Assembly of First Nations Regional Chief Cindy Woodhouse leaves a news conference on the reform of Canada's discriminatory child welfare system in Ottawa on Tuesday. PATRICK DOYLE/REUTERS
TORONTO, Jan. 7, 2022 -- Canada announced on Tuesday two agreements totaling C$40 billion ($31.5 billion) to compensate First Nations children who were taken from their families and put into the child welfare system and to reform the system that removed them and deprived them of the services they needed.
The agreements include C$20 billion for potentially hundreds of thousands of First Nations children who were removed from their families, did not get services or experienced delays in receiving services. Another C$20 billion will be allocated to reform the system over the next five years.
This comes almost 15 years after the First Nations Child and Family Caring Society brought forward a human rights complaint.
Despite making up less than 8 percent of children under 14, indigenous children account for more than half of those in Canada's foster care, according to a 2016 census.
Over the past three decades, at least 150,000 indigenous children were taken from their homes and placed into one of 139 residential schools.
Thousands died, mostly from malnutrition, disease or neglect, in what a truth and reconciliation committee called "cultural genocide" in a 2015 report. Many others were physically or sexually abused.
On the heels of the discovery of more than 1,200 unmarked graves at these schools, Canada is starting to come to terms with the nationwide trauma.
Canada admitted its systems were discriminatory, but repeatedly fought orders to pay compensation and fund reforms, including an appeal it filed last year.
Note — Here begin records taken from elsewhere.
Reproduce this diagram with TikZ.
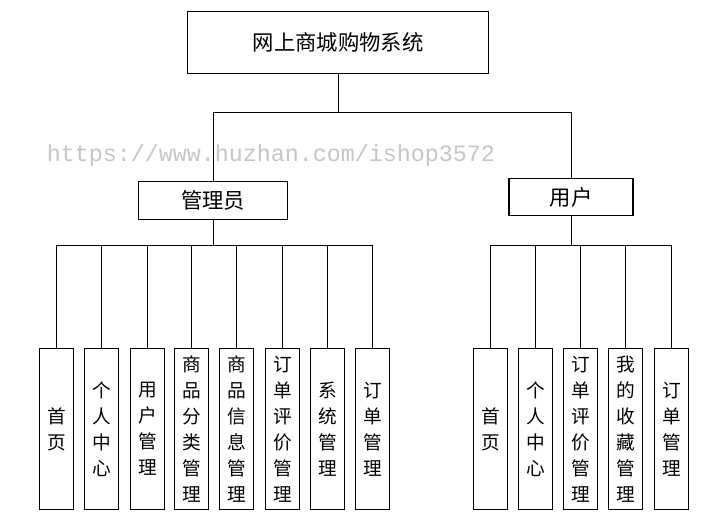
\documentclass[tikz,border=0pt]{standalone}
\usepackage{fontspec}
\setmainfont{Noto Sans CJK SC}
\newfontfamily\wmfont{Liberation Mono}
\usetikzlibrary{positioning}
\tikzset{
  box/.style={draw, thick, fill=white, inner sep=0pt, font=\fontsize{16}{18}\selectfont},
  leaf/.style={box, minimum width=26pt, minimum height=121pt, align=center,
    font=\fontsize{14}{19.5}\selectfont},
  link/.style={draw, semithick}
}
\begin{document}
\begin{tikzpicture}[x=0.75pt, y=-0.75pt]
  \useasboundingbox (0,0) rectangle (710,529);

  % top level
  \node[box, minimum width=226pt, minimum height=47pt] (root) at (338,42.5) {网上商城购物系统};
  \node[box, minimum width=112pt, minimum height=28pt] (admin) at (213,200.5) {管理员};
  \node[box, minimum width=93pt, minimum height=28pt] (user) at (571,197) {用户};

  \coordinate (rbus) at (338,112);
  \draw[link] (root.south) -- (rbus);
  \draw[link] (admin.north) |- (rbus);
  \draw[link] (user.north) |- (rbus);

  % watermark
  \node[text=gray!45, font=\wmfont\fontsize{17.5}{20}\selectfont] (wm) at (271,155)
    {https://www.huzhan.com/ishop3572};

  % admin leaves
  \coordinate (abus) at (213,245);
  \draw[link] (admin.south) -- (abus);
  \foreach \x/\t [count=\i] in {56.5/首\\页, 101.5/个\\人\\中\\心, 147.5/用\\户\\管\\理,
      191.5/商\\品\\分\\类\\管\\理, 236.5/商\\品\\信\\息\\管\\理, 282.5/订\\单\\评\\价\\管\\理,
      327.5/系\\统\\管\\理, 372.5/订\\单\\管\\理} {
    \node[leaf] (a\i) at (\x,429) {\t};
    \draw[link] (a\i.north) |- (abus);
  }

  % user leaves
  \coordinate (ubus) at (571,245);
  \draw[link] (user.south) -- (ubus);
  \foreach \x/\t [count=\i] in {490.5/首\\页, 535.5/个\\人\\中\\心, 580.5/订\\单\\评\\价\\管\\理,
      625.5/我\\的\\收\\藏\\管\\理, 671.5/订\\单\\管\\理} {
    \node[leaf] (u\i) at (\x,429) {\t};
    \draw[link] (u\i.north) |- (ubus);
  }
\end{tikzpicture}
\end{document}
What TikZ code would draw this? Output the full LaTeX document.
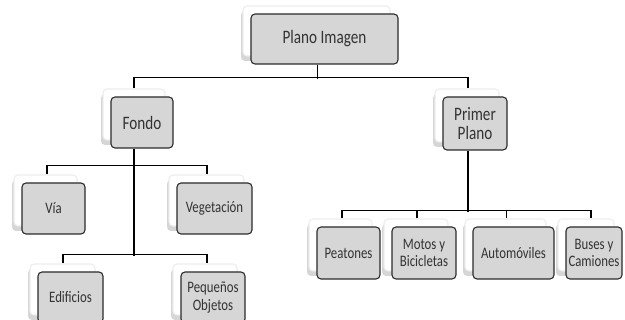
\documentclass[tikz,border=0pt]{standalone}
\usepackage{fontspec}
\setmainfont{Carlito}[FakeStretch=0.8]
\usetikzlibrary{shadows}
\definecolor{boxgray}{HTML}{D6D6D6}
\definecolor{edgegray}{HTML}{2B2B2B}
\definecolor{txtgray}{HTML}{333333}

\tikzset{
  card/.style={rectangle, rounded corners=4pt, draw=edgegray, line width=1.1pt,
    fill=boxgray, text=txtgray, align=center, inner sep=0pt, minimum height=51pt,
    general shadow={fill=black!16, shadow xshift=-10pt, shadow yshift=3pt},
    general shadow={fill=white, draw=black!7, shadow xshift=-8pt, shadow yshift=8pt}},
  toplvl/.style={card, font=\fontsize{19}{19.5}\selectfont},
  sublvl/.style={card, font=\fontsize{16}{17.5}\selectfont},
  link/.style={draw=black, line width=1.1pt},
}

\begin{document}
\begin{tikzpicture}[x=1pt, y=-1pt]
  \useasboundingbox (0,0) rectangle (625,320);

  % top levels
  \node[toplvl, minimum width=147pt, minimum height=50pt] (plano) at (324.5,39) {Plano Imagen};
  \node[toplvl, minimum width=62pt] (fondo) at (142,122.5) {Fondo};
  \node[toplvl, minimum width=64pt, minimum height=53pt] (primer) at (475,123.5) {Primer\\Plano};

  % fondo side
  \node[sublvl, minimum width=63pt] (via) at (53.5,208.5) {Vía};
  \node[sublvl, minimum width=75pt] (veg) at (214.5,208.5) {Vegetación};
  \node[sublvl, minimum width=65pt] (edif) at (70.5,297.5) {Edificios};
  \node[sublvl, minimum width=64pt] (peq) at (213,297.5) {Pequeños\\Objetos};

  % primer plano side
  \foreach \nm/\xx/\ww/\txt in
      {peat/348.5/63/Peatones, motos/424/64/{Motos y\\Bicicletas},
       auto/513.5/81/Automóviles, buses/594/56/{Buses y\\Camiones}} {
    \node[sublvl, minimum width=\ww pt, minimum height=52pt] (\nm) at (\xx,253) {\txt};
  }

  % connectors
  \draw[link] ([xshift=-7pt]plano.south) -- ++(0,14);
  \draw[link] ([shift={(-8pt,8pt)}]fondo.north) -- ++(0,-11) -| ([shift={(-7pt,8pt)}]primer.north);

  \draw[link] ([xshift=-8pt]fondo.south) -- ++(0,107);
  \draw[link] ([shift={(-6.5pt,8pt)}]via.north) -- ++(0,-9) -| ([shift={(-7.5pt,8pt)}]veg.north);
  \draw[link] ([shift={(-7.5pt,8pt)}]edif.north) -- ++(0,-9) -| ([shift={(-6pt,8pt)}]peq.north);

  \draw[link] ([xshift=-7pt]primer.south) -- ++(0,61);
  \draw[link] ([shift={(-6.5pt,8pt)}]peat.north) -- ++(0,-8) -| ([shift={(-3pt,8pt)}]buses.north);
  \foreach \nm in {motos, auto}
    \draw[link] ([shift={(-7pt,8pt)}]\nm.north) -- ++(0,-8);
\end{tikzpicture}
\end{document}
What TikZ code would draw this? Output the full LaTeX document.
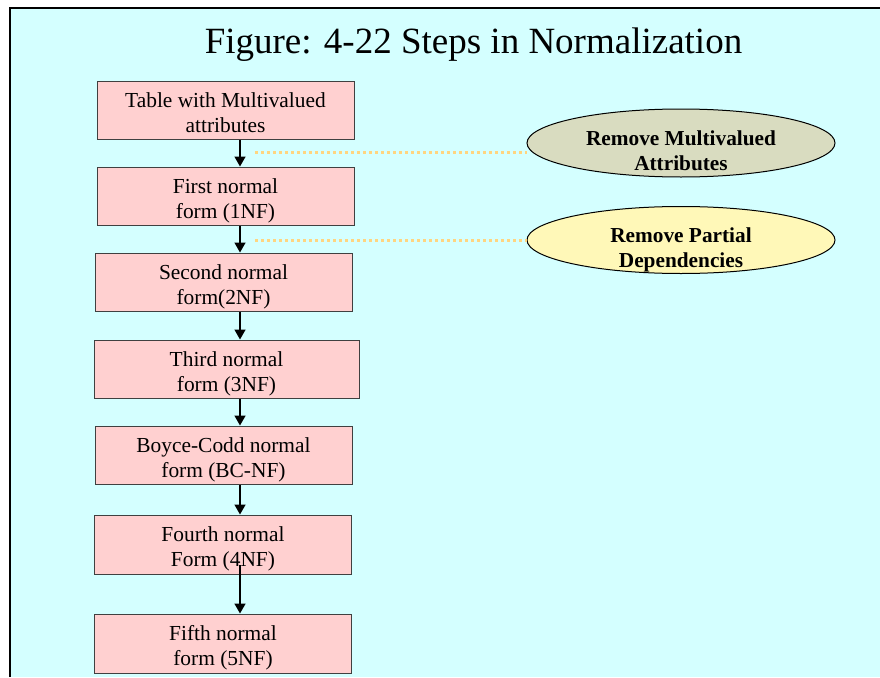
\documentclass[tikz,border=0pt]{standalone}
\usepackage{fontspec}
\setmainfont{Liberation Serif}
\usetikzlibrary{arrows.meta,shapes.geometric}

\definecolor{slidebg}{RGB}{212,255,255}
\definecolor{boxfill}{RGB}{255,208,208}
\definecolor{boxline}{RGB}{64,64,64}
\definecolor{olivefill}{RGB}{217,220,192}
\definecolor{yellowfill}{RGB}{255,248,184}
\definecolor{dotline}{RGB}{255,213,128}

\tikzset{
  nfbox/.style={rectangle,draw=boxline,line width=1pt,fill=boxfill,
    minimum width=257pt,minimum height=58pt,inner sep=0pt,align=center,
    text height=44pt,text depth=0pt,font=\fontsize{21.4}{25}\selectfont},
  rulenote/.style={ellipse,draw=black,line width=1pt,minimum width=308pt,
    minimum height=68pt,inner xsep=0pt,inner ysep=-14pt,align=center,
    text height=54pt,text depth=0pt,
    font=\fontsize{21.3}{25}\selectfont\bfseries},
  flow/.style={line width=1.6pt,-{Triangle[width=11pt,length=10pt]}},
  hint/.style={dotline,line width=3pt,dash pattern=on 3pt off 3pt}
}

\begin{document}
\begin{tikzpicture}[x=1pt,y=-1pt]
    \useasboundingbox (0,0) rectangle (880,677);

    % the slide background and its frame
    \fill[slidebg] (10,8) rectangle (880,677);
    \draw[line width=1.3pt] (10,677) -- (10,8) -- (880,8);

    % the title
    \node[anchor=base,font=\fontsize{37}{40}\selectfont] (title) at (473.5,54)
    {Figure: 4-22 Steps in Normalization};

    % the normal forms
    \node[nfbox] (b1) at (225.5,110) {Table with Multivalued\\attributes};
    \node[nfbox] (b2) at (225.5,196) {First normal\\form (1NF)};
    \node[nfbox] (b3) at (223.5,282) {Second normal\\form(2NF)};
    \node[nfbox,minimum width=265pt] (b4) at (226.5,369) {Third normal\\form (3NF)};
    \node[nfbox] (b5) at (223.5,455) {Boyce-Codd normal\\form (BC-NF)};
    \node[nfbox,minimum height=59pt] (b6) at (223,544.5) {Fourth normal\\Form (4NF)};
    \node[nfbox,minimum height=59pt] (b7) at (223,643.5) {Fifth normal\\form (5NF)};

    % the arrows between the boxes
    \coordinate (ax) at (240,0);
    \foreach \a/\b in {1/2,2/3,3/4,4/5,5/6} {
      \draw[flow] (b\a.south -| ax) -- (b\b.north -| ax); }
    \coordinate (s6) at (240,565);
    \draw[flow] (s6) -- (b7.north -| ax);

    % the dotted leaders to the notes
    \node[rulenote,fill=olivefill] (e1) at (681,143)
    {Remove Multivalued\\Attributes};
    \node[rulenote,fill=yellowfill,minimum height=67pt] (e2) at (681,240)
    {Remove Partial\\Dependencies};
    \coordinate (d1) at (255,152);
    \coordinate (d2) at (255,240);
    \draw[hint] (d1) -- (d1 -| e1.west);
    \draw[hint] (d2) -- (e2.west);
\end{tikzpicture}
\end{document}
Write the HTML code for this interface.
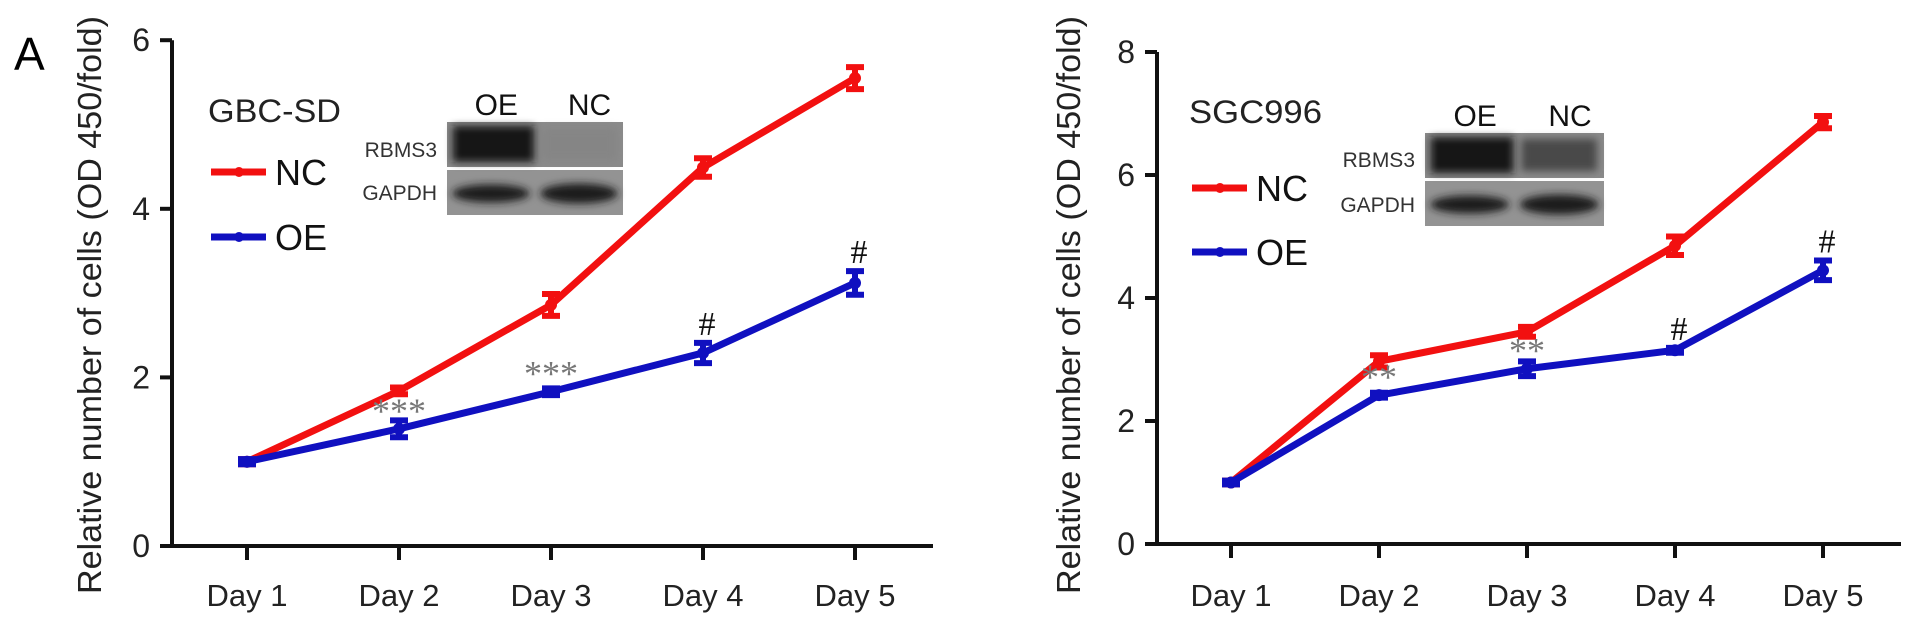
<!DOCTYPE html>
<html><head><meta charset="utf-8"><style>
html,body{margin:0;padding:0;background:#fff;width:1913px;height:626px;overflow:hidden}
svg{display:block;font-family:"Liberation Sans",Arial,sans-serif}
</style></head><body>
<svg id="fig" width="1913" height="626" viewBox="0 0 1913 626">
<defs><filter id="bl" x="-20%" y="-50%" width="140%" height="200%"><feGaussianBlur stdDeviation="4"/></filter></defs>
<text x="14" y="70" font-size="46">A</text>
</svg>
<script>
const days = ["Day 1","Day 2","Day 3","Day 4","Day 5"];
const leftNC = [1, 1.84, 2.86, 4.49, 5.55];
const leftNCerr = [0.03, 0.04, 0.13, 0.11, 0.13];
const leftOE = [1, 1.39, 1.83, 2.29, 3.12];
const leftOEerr = [0.03, 0.1, 0.04, 0.12, 0.14];
const leftTicks = [0, 2, 4, 6];
const leftMarks = ["", "***", "***", "#", "#"];
const rightNC = [1, 2.97, 3.45, 4.85, 6.86];
const rightNCerr = [0.03, 0.1, 0.08, 0.15, 0.1];
const rightOE = [1, 2.42, 2.85, 3.15, 4.45];
const rightOEerr = [0.03, 0.04, 0.12, 0.04, 0.16];
const rightTicks = [0, 2, 4, 6, 8];
const rightMarks = ["", "**", "**", "#", "#"];

const NS = "http://www.w3.org/2000/svg";
const svg = document.getElementById('fig');
function mk(tag, attrs, parent, txt){
  const e = document.createElementNS(NS, tag);
  for (const k in attrs) e.setAttribute(k, attrs[k]);
  if (txt !== undefined) e.textContent = txt;
  (parent || svg).appendChild(e);
  return e;
}

function panel(cfg){
  const g = mk('g', {});
  
  
  const xs = i => cfg.x0 + i * cfg.dx;
  const ys = v => cfg.y0 - v * cfg.py;
  const ya = mk('line', {x1: cfg.ax, y1: ys(cfg.ymax), x2: cfg.ax, y2: cfg.y0 + 2, stroke: '#111', 'stroke-width': 4}, g);
  
  
  const xa = mk('line', {x1: cfg.ax - 12, y1: cfg.y0, x2: cfg.xend, y2: cfg.y0, stroke: '#111', 'stroke-width': 4}, g);
  
  
  cfg.ticks.forEach(t => {
    const tl = mk('line', {x1: cfg.ax - 12, y1: ys(t), x2: cfg.ax, y2: ys(t), stroke: '#111', 'stroke-width': 4}, g);
    
    
    const tx = mk('text', {x: cfg.ax - 22, y: ys(t) + 11, 'font-size': 32, 'text-anchor': 'end', fill: '#222'}, g, String(t));
    
    
  });
  days.forEach((d, i) => {
    const tl = mk('line', {x1: xs(i), y1: cfg.y0, x2: xs(i), y2: cfg.y0 + 14, stroke: '#111', 'stroke-width': 4}, g);
    
    
    const tx = mk('text', {x: xs(i), y: 606, 'font-size': 31, 'text-anchor': 'middle', fill: '#222'}, g, d);
    
    
  });
  const yt = mk('text', {x: 0, y: 0, 'font-size': 33, 'text-anchor': 'middle', fill: '#222', transform: `translate(${cfg.ytx},305) rotate(-90)`, textLength: 578, lengthAdjust: 'spacingAndGlyphs'}, g, 'Relative number of cells (OD 450/fold)');
  
  
  [[cfg.nc, cfg.ncErr, '#f21010', 'nc-series'], [cfg.oe, cfg.oeErr, '#1010c0', 'oe-series']].forEach(s => {
    const pts = s[0].map((v, i) => xs(i) + ',' + ys(v)).join(' ');
    const pl = mk('polyline', {points: pts, fill: 'none', stroke: s[2], 'stroke-width': 7, 'stroke-linejoin': 'round'}, g);
    
    
    s[0].forEach((v, i) => {
      const e = s[1][i];
      const eb = mk('path', {d: `M${xs(i)},${ys(v + e)}V${ys(v - e)}M${xs(i) - 9},${ys(v + e)}H${xs(i) + 9}M${xs(i) - 9},${ys(v - e)}H${xs(i) + 9}`, stroke: s[2], 'stroke-width': 6, fill: 'none'}, g);
      
      
      const pt = mk('circle', {cx: xs(i), cy: ys(v), r: 6, fill: s[2]}, g);
      
      
    });
  });
  cfg.marks.forEach((m, i) => {
    if (!m) return;
    const isHash = m === '#';
    const y = isHash ? ys(cfg.oe[i] + cfg.oeErr[i]) - 8 : ys(cfg.oe[i]) - 6;
    const t = mk('text', {x: xs(i) + (isHash ? 4 : 0), y: y, 'font-size': isHash ? 34 : 36, 'text-anchor': 'middle', fill: isHash ? '#111' : '#777', 'font-family': '"Liberation Serif",serif'}, g, m);
    
    
  });
  const lt = mk('text', {x: cfg.lx - 3, y: cfg.ly, 'font-size': 32, fill: '#222', textLength: 133, lengthAdjust: 'spacingAndGlyphs'}, g, cfg.title);
  
  
  [['NC', '#f21010', cfg.l1], ['OE', '#1010c0', cfg.l2]].forEach(l => {
    const ln = mk('line', {x1: cfg.lx, y1: l[2], x2: cfg.lx + 55, y2: l[2], stroke: l[1], 'stroke-width': 7}, g);
    
    
    mk('circle', {cx: cfg.lx + 28, cy: l[2], r: 5, fill: l[1]}, g);
    const tx = mk('text', {x: cfg.lx + 64, y: l[2] + 13, 'font-size': 36, fill: '#111'}, g, l[0]);
    
    
  });
  const b = cfg.blot;
  const bg = mk('g', {}, g);
  
  
  mk('rect', {x: b.x, y: b.y, width: b.w, height: b.d - b.y - 1, fill: '#8a8a8a'}, bg);
  mk('rect', {x: b.x, y: b.d + 2, width: b.w, height: b.y2 - b.d - 2, fill: '#939393'}, bg);
  mk('rect', {x: b.x + 6, y: b.y + 4, width: b.w * 0.46, height: b.d - b.y - 10, fill: b.oeDark, filter: 'url(#bl)'}, bg);
  mk('rect', {x: b.x + b.w * 0.54, y: b.y + 6, width: b.w * 0.42, height: b.d - b.y - 14, fill: b.ncDark, filter: 'url(#bl)'}, bg);
  const gy = (b.d + b.y2) / 2 + 2;
  mk('ellipse', {cx: b.x + b.w * 0.25, cy: gy, rx: b.w * 0.22, ry: 9, fill: '#1a1a1a', filter: 'url(#bl)'}, bg);
  mk('ellipse', {cx: b.x + b.w * 0.75, cy: gy, rx: b.w * 0.22, ry: 10, fill: '#1a1a1a', filter: 'url(#bl)'}, bg);
  const t1 = mk('text', {x: b.x + b.w * 0.28, y: b.y - 7, 'font-size': 30, 'text-anchor': 'middle', fill: '#111'}, bg, 'OE');
  
  
  const t2 = mk('text', {x: b.x + b.w * 0.81, y: b.y - 7, 'font-size': 30, 'text-anchor': 'middle', fill: '#111'}, bg, 'NC');
  
  
  const t3 = mk('text', {x: b.x - 10, y: b.r1, 'font-size': 21, 'text-anchor': 'end', fill: '#333'}, bg, 'RBMS3');
  
  
  const t4 = mk('text', {x: b.x - 10, y: b.r2, 'font-size': 21, 'text-anchor': 'end', fill: '#333'}, bg, 'GAPDH');
  
  
}

panel({name: 'gbc-sd-chart', ax: 172, x0: 247, dx: 152, y0: 546, py: 84.3, ymax: 6, xend: 933, ticks: leftTicks,
  nc: leftNC, ncErr: leftNCerr, oe: leftOE, oeErr: leftOEerr, marks: leftMarks, ytx: 101,
  title: 'GBC-SD', lx: 211, ly: 122, l1: 172, l2: 237,
  blot: {x: 447, y: 122, w: 176, d: 168, y2: 215, r1: 157, r2: 200, oeDark: '#151515', ncDark: '#858585'}});
panel({name: 'sgc996-chart', ax: 1157, x0: 1231, dx: 148, y0: 544, py: 61.5, ymax: 8, xend: 1901, ticks: rightTicks,
  nc: rightNC, ncErr: rightNCerr, oe: rightOE, oeErr: rightOEerr, marks: rightMarks, ytx: 1080,
  title: 'SGC996', lx: 1192, ly: 123, l1: 188, l2: 252,
  blot: {x: 1425, y: 133, w: 179, d: 179, y2: 226, r1: 167, r2: 212, oeDark: '#151515', ncDark: '#4a4a4a'}});
</script>
</body></html>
It has said it believes the payments are necessary, but would rather iron out the details in talks.
Canada is also fighting a class-action lawsuit on behalf of First Nations children that the compensation agreement seeks to resolve.
Justice Minister David Lametti said on Tuesday that the government will drop its appeals once the agreements are finalized in the months ahead.
The reform deal includes C$2,500 in preventive care per child and provisions for children in foster care to receive support beyond the age of 18.
Funding aimed at reform and preventive services should start in April, but may not address deep-rooted problems, said Cindy Blackstock, executive director of the First Nations Child and Family Caring Society.
"I see it as words on paper," she told Reuters.
Crown-Indigenous Relations Minister Marc Miller called Tuesday's agreement "the largest settlement in Canadian history" at a videoed news conference.
"This settlement is historic and hopefully a turning point in this country's work on reconciliation," Robert Kugler, one of the lawyers, said in a statement. The amount, he added, "underscores the severity of the harm suffered, and will provide financial support to enable victims to better their lives going forward".